Wahlen in Bolivien: Morales vor zweiter Amtszeit

Der erste indigene Präsident des Landes geht als großer Favorit in die Wahlen am Sonntag. Seine umfangreichen Sozialprogramme sichern ihm den weiten Vorsprung.

Evo Morales: Millionen identifizieren sich mit dem früheren Lamahirten und Kokabauern aus dem Andenhochland. Bild: ap

PORTO ALEGRE taz | Am Sonntag geht es nicht mehr darum, ob Evo Morales als Präsident Boliviens im Amt bestätigt wird, sondern nur noch um die Frage, wie deutlich. Umfragen zufolge dürfte er die 50-Prozent-Marke locker überwinden – seine zwei rechten Kontrahenten, Cochabambas Exgouverneur Manfred Reyes Villa und Burger-King-Unternehmer Samuel Doria Medina, liegen zusammengerechnet 20 Prozent dahinter.

Morales "Bewegung zum Sozialismus" (MAS) strebt gar eine Zweidrittelmehrheit im Parlament an – eine wichtige Voraussetzung, um die Ziele der neuen, "plurinationalen" Verfassung vom Januar 2009 ohne Blockaden von rechts in konkrete Gesetze gießen zu können.

Der 50-jährige Aymara Morales verdankt seine Popularität vor allem der Tatsache, dass er seine Wahlversprechen von 2005 umgesetzt hat. Er führte flächendeckende Sozialprogramme für Schüler, Rentner und Schwangere ein.

Möglich wurde dies, weil er zuvor mit seiner Nationalisierungspolitik die Staatseinnahmen am Erdgasexport stark erhöht hatte: Vor vier Jahren blieben dem Staat 27 Prozent der Reingewinne, heute sind es je nach Anlage 65 bis 77 Prozent. Auf dem Höhepunkt der Weltwirtschaftskrise im ersten Halbjahr 2009 hatte Bolivien mit 3,2 Prozent sogar das höchste Wachstum in ganz Amerika. Zu verdanken war dies auch der deutlichen Steigerung öffentlicher Ausgaben im Kontrast zu den klassischen Rezepten des Internationalen Währungsfonds.

Machtpolitisch agieren Morales und sein Führungszirkel, allen voran Vize Álvaro García Linera, pragmatisch.

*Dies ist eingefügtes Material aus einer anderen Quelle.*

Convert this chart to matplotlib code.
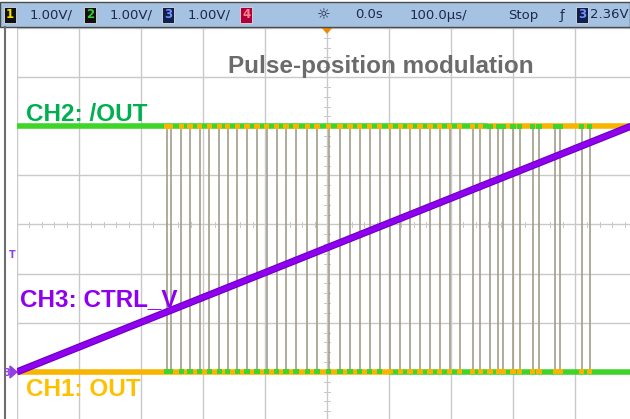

Seit ihrem historischen Wahlsieg vom Dezember 2005 haben sie ein ziemlich autoritäres, aber wirkungsvolles Machtsystem entwickelt. Die Banken sind zufrieden, auch viele Unternehmer.

In der MAS tummeln sich nicht nur Basisaktivisten, sondern auch immer mehr karrierebewusste Mitläufer. Doch identifizieren sich nach wie vor Millionen mit Morales, dem früheren Lamahirten und Kokabauern aus dem Andenhochland. "Er ist einer von uns", heißt es immer wieder.

Nachdem die Opposition aus dem östlichen Tiefland im September 2008 Bolivien an den Rand eines Bürgerkriegs geführt hatte, meisterte die Regierung die Krise mit Hilfe ihrer südamerikanischen Nachbarn. Durch Verhandlungen mit kompromissbereiten Teilen der Opposition und die Unterstützung seiner Basis von Kleinbauern und Gewerkschaftern konnte Morales seine Position festigen.

In seiner zweiten Amtszeit möchte er die Industrialisierung unter Regie des Staates ausbauen. Bei der Abschlusskundgebung in El Alto am Donnerstag forderte Morales vor hunderttausenden Anhängern die Mittelschicht auf, sich dem "revolutionären Prozess" anzuschließen.